**Problem description:** Skip the pictures. Reproduce all other material exactly.

**Material:**
=====

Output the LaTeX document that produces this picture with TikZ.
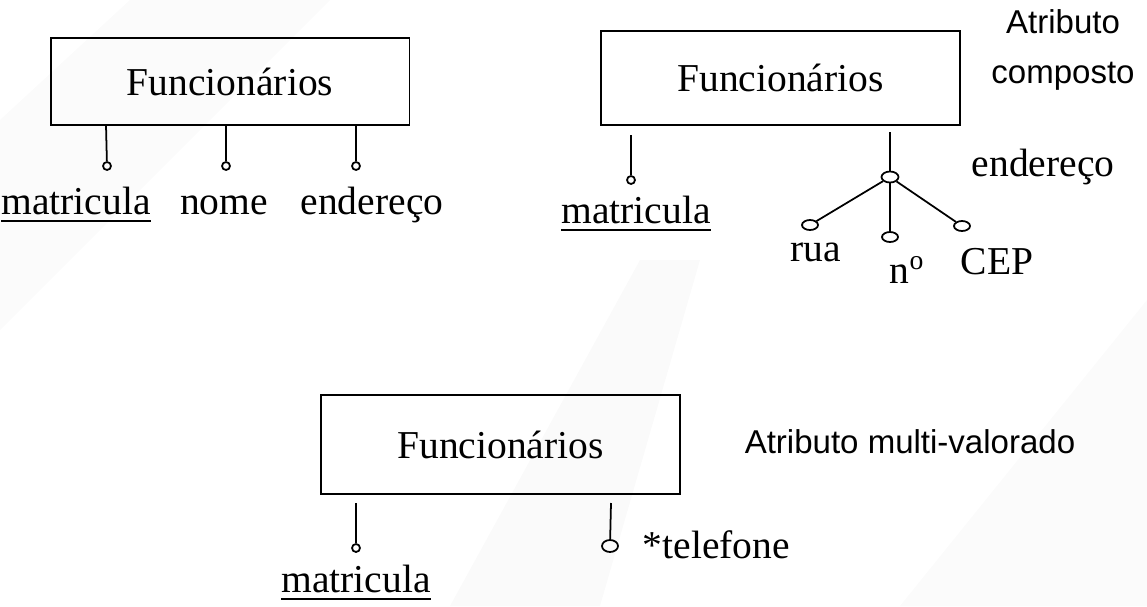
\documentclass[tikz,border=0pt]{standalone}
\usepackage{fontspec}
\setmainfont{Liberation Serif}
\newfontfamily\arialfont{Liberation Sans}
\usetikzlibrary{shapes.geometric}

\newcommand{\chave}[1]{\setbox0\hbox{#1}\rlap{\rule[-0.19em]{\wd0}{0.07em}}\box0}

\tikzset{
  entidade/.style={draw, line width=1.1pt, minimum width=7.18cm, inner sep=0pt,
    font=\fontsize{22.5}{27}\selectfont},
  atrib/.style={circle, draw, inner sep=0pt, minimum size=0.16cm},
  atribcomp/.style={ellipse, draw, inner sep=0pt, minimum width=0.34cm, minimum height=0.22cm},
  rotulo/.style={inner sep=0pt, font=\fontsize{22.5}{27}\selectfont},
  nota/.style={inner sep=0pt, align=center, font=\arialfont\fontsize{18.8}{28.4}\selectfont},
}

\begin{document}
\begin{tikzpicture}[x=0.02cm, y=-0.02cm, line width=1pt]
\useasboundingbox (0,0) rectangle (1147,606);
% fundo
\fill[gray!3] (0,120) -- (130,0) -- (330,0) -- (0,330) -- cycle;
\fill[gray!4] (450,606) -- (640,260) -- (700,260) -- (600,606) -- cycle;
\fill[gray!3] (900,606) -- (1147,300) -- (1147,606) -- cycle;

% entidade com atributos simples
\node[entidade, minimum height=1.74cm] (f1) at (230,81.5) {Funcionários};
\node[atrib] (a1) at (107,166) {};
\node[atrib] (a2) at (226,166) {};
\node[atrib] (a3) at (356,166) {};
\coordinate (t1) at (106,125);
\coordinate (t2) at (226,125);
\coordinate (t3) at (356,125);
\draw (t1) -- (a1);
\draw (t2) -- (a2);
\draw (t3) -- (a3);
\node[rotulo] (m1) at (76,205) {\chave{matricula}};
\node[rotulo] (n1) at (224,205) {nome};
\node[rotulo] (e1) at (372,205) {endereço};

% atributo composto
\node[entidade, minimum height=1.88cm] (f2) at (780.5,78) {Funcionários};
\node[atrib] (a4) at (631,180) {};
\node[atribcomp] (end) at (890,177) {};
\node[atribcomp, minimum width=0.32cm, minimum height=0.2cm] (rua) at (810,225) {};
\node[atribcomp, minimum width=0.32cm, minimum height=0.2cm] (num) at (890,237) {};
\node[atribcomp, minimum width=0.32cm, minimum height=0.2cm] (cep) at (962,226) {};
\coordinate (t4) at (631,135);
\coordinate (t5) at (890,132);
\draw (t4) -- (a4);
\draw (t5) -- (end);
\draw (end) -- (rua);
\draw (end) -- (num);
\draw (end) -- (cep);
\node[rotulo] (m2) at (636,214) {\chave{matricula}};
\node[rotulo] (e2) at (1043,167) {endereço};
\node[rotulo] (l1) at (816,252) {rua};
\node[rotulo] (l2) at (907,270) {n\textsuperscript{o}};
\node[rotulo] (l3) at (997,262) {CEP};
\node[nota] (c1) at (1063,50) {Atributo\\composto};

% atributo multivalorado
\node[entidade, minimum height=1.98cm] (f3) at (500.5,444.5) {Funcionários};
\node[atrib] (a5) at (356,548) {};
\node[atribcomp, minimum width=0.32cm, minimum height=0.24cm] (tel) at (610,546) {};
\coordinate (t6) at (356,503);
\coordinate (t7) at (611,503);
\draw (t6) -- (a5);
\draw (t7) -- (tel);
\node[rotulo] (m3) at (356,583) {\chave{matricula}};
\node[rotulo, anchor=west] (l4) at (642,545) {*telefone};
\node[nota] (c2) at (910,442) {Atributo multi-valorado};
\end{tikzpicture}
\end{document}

=====

**Exercise solution:**
Output the LaTeX document that produces this picture with TikZ.
\documentclass[tikz,border=0pt]{standalone}
\usepackage{fontspec}
\setmainfont{Liberation Serif}
\newfontfamily\arialfont{Liberation Sans}
\usetikzlibrary{shapes.geometric}

\newcommand{\chave}[1]{\setbox0\hbox{#1}\rlap{\rule[-0.19em]{\wd0}{0.07em}}\box0}

\tikzset{
  entidade/.style={draw, line width=1.1pt, minimum width=7.18cm, inner sep=0pt,
    font=\fontsize{22.5}{27}\selectfont},
  atrib/.style={circle, draw, inner sep=0pt, minimum size=0.16cm},
  atribcomp/.style={ellipse, draw, inner sep=0pt, minimum width=0.34cm, minimum height=0.22cm},
  rotulo/.style={inner sep=0pt, font=\fontsize{22.5}{27}\selectfont},
  nota/.style={inner sep=0pt, align=center, font=\arialfont\fontsize{18.8}{28.4}\selectfont},
}

\begin{document}
\begin{tikzpicture}[x=0.02cm, y=-0.02cm, line width=1pt]
\useasboundingbox (0,0) rectangle (1147,606);
% fundo
\fill[gray!3] (0,120) -- (130,0) -- (330,0) -- (0,330) -- cycle;
\fill[gray!4] (450,606) -- (640,260) -- (700,260) -- (600,606) -- cycle;
\fill[gray!3] (900,606) -- (1147,300) -- (1147,606) -- cycle;

% entidade com atributos simples
\node[entidade, minimum height=1.74cm] (f1) at (230,81.5) {Funcionários};
\node[atrib] (a1) at (107,166) {};
\node[atrib] (a2) at (226,166) {};
\node[atrib] (a3) at (356,166) {};
\coordinate (t1) at (106,125);
\coordinate (t2) at (226,125);
\coordinate (t3) at (356,125);
\draw (t1) -- (a1);
\draw (t2) -- (a2);
\draw (t3) -- (a3);
\node[rotulo] (m1) at (76,205) {\chave{matricula}};
\node[rotulo] (n1) at (224,205) {nome};
\node[rotulo] (e1) at (372,205) {endereço};

% atributo composto
\node[entidade, minimum height=1.88cm] (f2) at (780.5,78) {Funcionários};
\node[atrib] (a4) at (631,180) {};
\node[atribcomp] (end) at (890,177) {};
\node[atribcomp, minimum width=0.32cm, minimum height=0.2cm] (rua) at (810,225) {};
\node[atribcomp, minimum width=0.32cm, minimum height=0.2cm] (num) at (890,237) {};
\node[atribcomp, minimum width=0.32cm, minimum height=0.2cm] (cep) at (962,226) {};
\coordinate (t4) at (631,135);
\coordinate (t5) at (890,132);
\draw (t4) -- (a4);
\draw (t5) -- (end);
\draw (end) -- (rua);
\draw (end) -- (num);
\draw (end) -- (cep);
\node[rotulo] (m2) at (636,214) {\chave{matricula}};
\node[rotulo] (e2) at (1043,167) {endereço};
\node[rotulo] (l1) at (816,252) {rua};
\node[rotulo] (l2) at (907,270) {n\textsuperscript{o}};
\node[rotulo] (l3) at (997,262) {CEP};
\node[nota] (c1) at (1063,50) {Atributo\\composto};

% atributo multivalorado
\node[entidade, minimum height=1.98cm] (f3) at (500.5,444.5) {Funcionários};
\node[atrib] (a5) at (356,548) {};
\node[atribcomp, minimum width=0.32cm, minimum height=0.24cm] (tel) at (610,546) {};
\coordinate (t6) at (356,503);
\coordinate (t7) at (611,503);
\draw (t6) -- (a5);
\draw (t7) -- (tel);
\node[rotulo] (m3) at (356,583) {\chave{matricula}};
\node[rotulo, anchor=west] (l4) at (642,545) {*telefone};
\node[nota] (c2) at (910,442) {Atributo multi-valorado};
\end{tikzpicture}
\end{document}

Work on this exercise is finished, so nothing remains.